Com a nova regra, os 120 dias de tramitação são divididos entre Câmara (80 dias) e Senado (30). Os dez dias restantes ficam reservados para a Câmara analisar eventuais mudanças feitas no Senado. O texto veda a reedição, na mesma sessão legislativa, de "matéria constante" de MP rejeitada ou que tenha perdido eficácia por decurso de prazo. A intenção é evitar o que ocorre hoje: a reedição de MP é proibida, mas partes dela pegam carona em outras.
Já houve duas mudanças na tramitação das MPs. Em 2001, quando Aécio presidia a Câmara, emenda constitucional proibiu reedições e instituiu o trancamento da pauta - um dos problemas atuais. A Câmara não teve, em 2011, uma única sessão deliberativa ordinária com a pauta liberada. Michel Temer, em sua última gestão na presidência da Casa, adotou uma interpretação inovadora. Restringiu as matérias sujeitas ao trancamento da pauta, criando a possibilidade de algumas propostas serem apreciadas em sessões extraordinárias.
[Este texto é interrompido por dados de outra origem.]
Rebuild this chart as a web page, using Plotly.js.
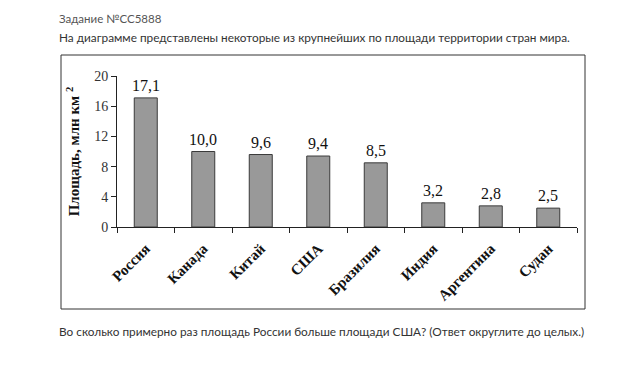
<!DOCTYPE html>
<html><head><meta charset="utf-8">
<script src="https://cdn.plot.ly/plotly-3.0.1.min.js"></script>
<style>body{margin:0;background:#fff}#c{width:640px;height:366px}</style>
</head><body><div id="c"></div>
<script>
const countries = ['Россия','Канада','Китай','США','Бразилия','Индия','Аргентина','Судан'];
const areas = [17.1, 10.0, 9.6, 9.4, 8.5, 3.2, 2.8, 2.5];
const areaLabels = ['17,1','10,0','9,6','9,4','8,5','3,2','2,8','2,5'];
const yTicks = [0, 4, 8, 12, 16, 20];
const headerText = 'Задание №CC5888';
const introText = 'На диаграмме представлены некоторые из крупнейших по площади территории стран мира.';
const questionText = 'Во сколько примерно раз площадь России больше площади США? (Ответ округлите до целых.)';
const yTitle = 'Площадь, млн км <sup>2</sup>';

const L=117, R=577, T=76, B=227;
const W=R-L, H=B-T;
const px = x => (x-L)/W;
const py = y => (B-y)/H;
const serif = '"Liberation Serif", "Times New Roman", serif';
const sans = 'Lato, "Noto Sans", sans-serif';

const trace = {
  type:'bar', x:countries, y:areas, width:0.4,
  marker:{color:'#999999', line:{color:'#3a3a3a', width:1}},
  hoverinfo:'none'
};

const annotations = countries.map((c,i)=>({
  x:c, y:areas[i], xref:'x', yref:'y', text:areaLabels[i], showarrow:false,
  yanchor:'bottom', yshift:2, font:{family:serif, size:16, color:'#111'}
}));
annotations.push(
  {xref:'paper', yref:'paper', x:px(57), y:py(18), xanchor:'left', yanchor:'middle', showarrow:false,
   text:headerText, font:{family:sans, size:11.5, color:'#555'}},
  {xref:'paper', yref:'paper', x:px(57), y:py(37), xanchor:'left', yanchor:'middle', showarrow:false,
   text:introText, font:{family:sans, size:11.8, color:'#333'}},
  {xref:'paper', yref:'paper', x:px(57), y:py(331), xanchor:'left', yanchor:'middle', showarrow:false,
   text:questionText, font:{family:sans, size:11.8, color:'#333'}}
);

const layout = {
  width:640, height:366,
  margin:{l:L, r:640-R, t:T, b:366-B, pad:0},
  paper_bgcolor:'#fff', plot_bgcolor:'#fff',
  showlegend:false,
  bargap:0.6,
  xaxis:{
    type:'category', showline:true, linecolor:'#222', linewidth:1,
    ticks:'outside', tickson:'boundaries', ticklen:5, tickcolor:'#222',
    tickangle:-45, ticklabelstandoff:6,
    tickfont:{family:serif, size:15, color:'#111', weight:'bold'},
    showgrid:false, zeroline:false, fixedrange:true
  },
  yaxis:{
    range:[0,20], tickvals:yTicks, showline:true, linecolor:'#222', linewidth:1,
    ticks:'outside', ticklen:5, tickcolor:'#222',
    tickfont:{family:serif, size:14, color:'#333'},
    showgrid:false, zeroline:false, fixedrange:true,
    title:{text:yTitle, font:{family:serif, size:15, color:'#111', weight:'bold'}, standoff:10}
  },
  shapes:[{type:'rect', xref:'paper', yref:'paper', x0:px(61), x1:px(585), y0:py(309), y1:py(55),
           line:{color:'#333', width:1}, fillcolor:'rgba(0,0,0,0)', layer:'below'}],
  annotations:annotations
};
Plotly.newPlot('c', [trace], layout, {staticPlot:true, displayModeBar:false});
</script></body></html>
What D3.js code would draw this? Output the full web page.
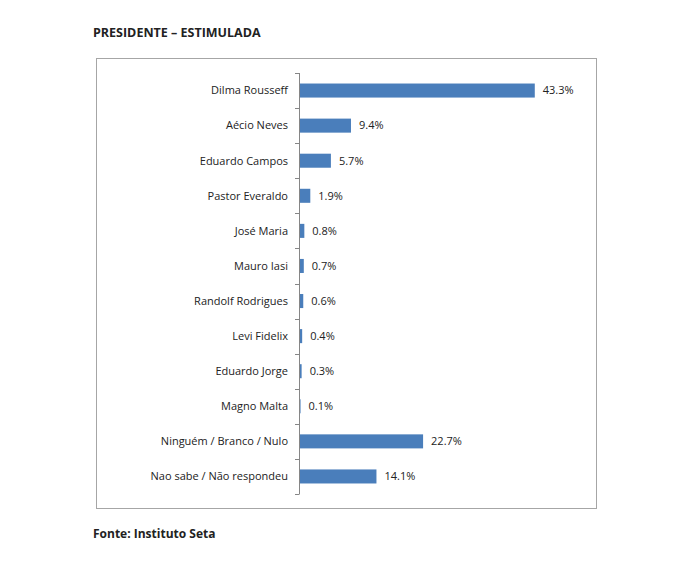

Melhorou, mas não resolveu o problema, principalmente do Senado.
Até agora, Aécio conduziu o processo sem muita contestação. Mas o PT da Câmara pretende enfraquecer seu papel, lembrando a Lei Delegada adotada no governo de Minas Gerais em questões administrativas. A essas críticas, o tucano reage mostrando diferenças entre a MP e a Lei Delegada - previamente autorizada pela Assembleia Legislativa do Estado, trata de um tema só e tem prazo definido.
Na Câmara, a tendência é alterar a PEC. Para dividir os louros de Aécio, mas também para reduzir amarras do governo. Mas há simpatia por manter o prazo para o Senado votar, porque nem mesmo os petistas querem continuar "legislando de brincadeira". E uma rebelião na Casa pode tumultuar votações do interesse do Planalto.